## START SOURCE EXCERPT
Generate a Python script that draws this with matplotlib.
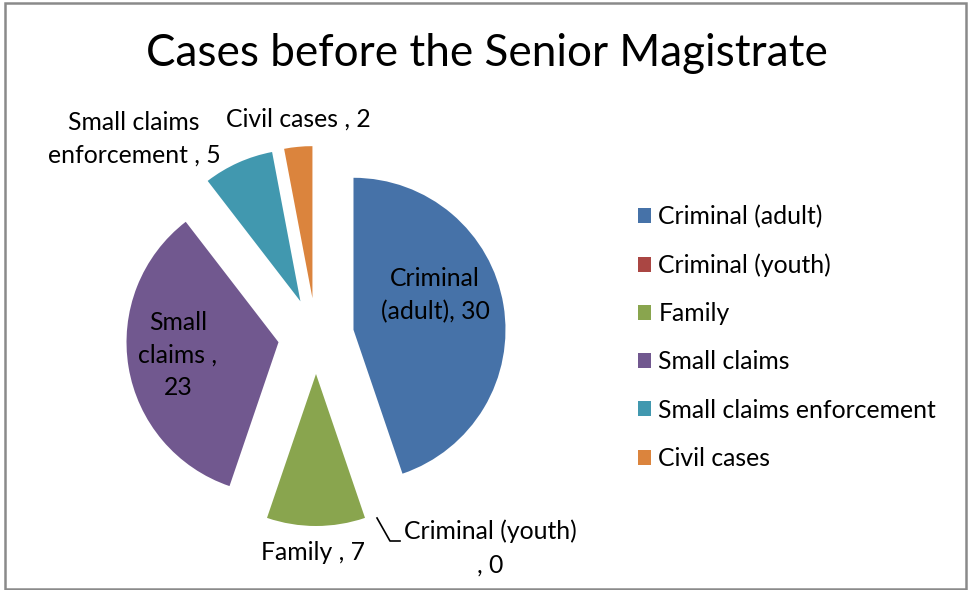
import matplotlib
matplotlib.use("Agg")
import matplotlib.pyplot as plt
from matplotlib.patches import Rectangle

categories = ["Criminal (adult)", "Criminal (youth)", "Family", "Small claims",
              "Small claims enforcement", "Civil cases"]
values = [30, 0, 7, 23, 5, 2]
colors = ["#4672A8", "#AA4643", "#89A54E", "#71588F", "#4198AF", "#DB843D"]
title = "Cases before the Senior Magistrate"

plt.rcParams["font.family"] = ["Lato", "DejaVu Sans"]

W, H = 970, 590
fig = plt.figure(figsize=(W / 100, H / 100), dpi=100)
fig.patch.set_facecolor("white")

R = 152.0          # pie radius in px
CX, CY = 316.0, 336.0  # pie centre in px (from top-left)

ax = fig.add_axes([0, 0, 1, 1])
ax.set_aspect("equal")
ax.axis("off")

wedges, _ = ax.pie(values, colors=colors, startangle=90, counterclock=False,
                   explode=[0.25] * len(values), radius=1.0, center=(0, 0),
                   wedgeprops=dict(linewidth=0))
ax.set_xlim(-CX / R, (W - CX) / R)
ax.set_ylim(-(H - CY) / R, CY / R)


def px(x, y):
    return ((x - CX) / R, (CY - y) / R)


fs = 17.8
lab_kw = dict(fontsize=fs, color="black", ha="center", va="center", linespacing=1.5)
ax.text(*px(435, 295), f"Criminal\n(adult), {values[0]}", **lab_kw)
ax.text(*px(178, 355), f"Small\nclaims ,\n{values[3]}", **lab_kw)
ax.text(*px(313, 552), f"Family , {values[2]}", **lab_kw)
ax.text(*px(134, 139), f"Small claims\nenforcement , {values[4]}", **lab_kw)
ax.text(*px(298, 119), f"Civil cases , {values[5]}", **lab_kw)
ax.text(*px(404, 531), "Criminal (youth)", fontsize=fs, ha="left", va="center")
ax.text(*px(490, 565), f", {values[1]}", fontsize=fs, ha="center", va="center")
lx, ly = zip(px(377, 518), px(390, 541), px(400, 541))
ax.plot(lx, ly, color="black", lw=1.2)

fig.text(487 / W, 1 - 53 / H, title, fontsize=31.7, ha="center", va="center")

leg = fig.legend(wedges, categories, loc="upper left",
                 bbox_to_anchor=(628 / W, 1 - 195 / H), frameon=False,
                 fontsize=fs, handlelength=0.55, handleheight=0.55,
                 handletextpad=0.28, labelspacing=1.02, borderaxespad=0)

fig.patches.append(Rectangle((5.5 / W, 1.5 / H), (966 - 5.5) / W, (587.5 - 1.5) / H,
                             transform=fig.transFigure, fill=False,
                             edgecolor="#8a8a8a", linewidth=1.8))

fig.savefig("out.png", dpi=100, facecolor="white")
## END SOURCE EXCERPT
Output exactly the span of lines from the top of the listing through the line holding "return ((x - CX) / R, (CY - y) / R)", and leave every picture out.

Generate a Python script that draws this with matplotlib.
import matplotlib
matplotlib.use("Agg")
import matplotlib.pyplot as plt
from matplotlib.patches import Rectangle

categories = ["Criminal (adult)", "Criminal (youth)", "Family", "Small claims",
              "Small claims enforcement", "Civil cases"]
values = [30, 0, 7, 23, 5, 2]
colors = ["#4672A8", "#AA4643", "#89A54E", "#71588F", "#4198AF", "#DB843D"]
title = "Cases before the Senior Magistrate"

plt.rcParams["font.family"] = ["Lato", "DejaVu Sans"]

W, H = 970, 590
fig = plt.figure(figsize=(W / 100, H / 100), dpi=100)
fig.patch.set_facecolor("white")

R = 152.0          # pie radius in px
CX, CY = 316.0, 336.0  # pie centre in px (from top-left)

ax = fig.add_axes([0, 0, 1, 1])
ax.set_aspect("equal")
ax.axis("off")

wedges, _ = ax.pie(values, colors=colors, startangle=90, counterclock=False,
                   explode=[0.25] * len(values), radius=1.0, center=(0, 0),
                   wedgeprops=dict(linewidth=0))
ax.set_xlim(-CX / R, (W - CX) / R)
ax.set_ylim(-(H - CY) / R, CY / R)


def px(x, y):
    return ((x - CX) / R, (CY - y) / R)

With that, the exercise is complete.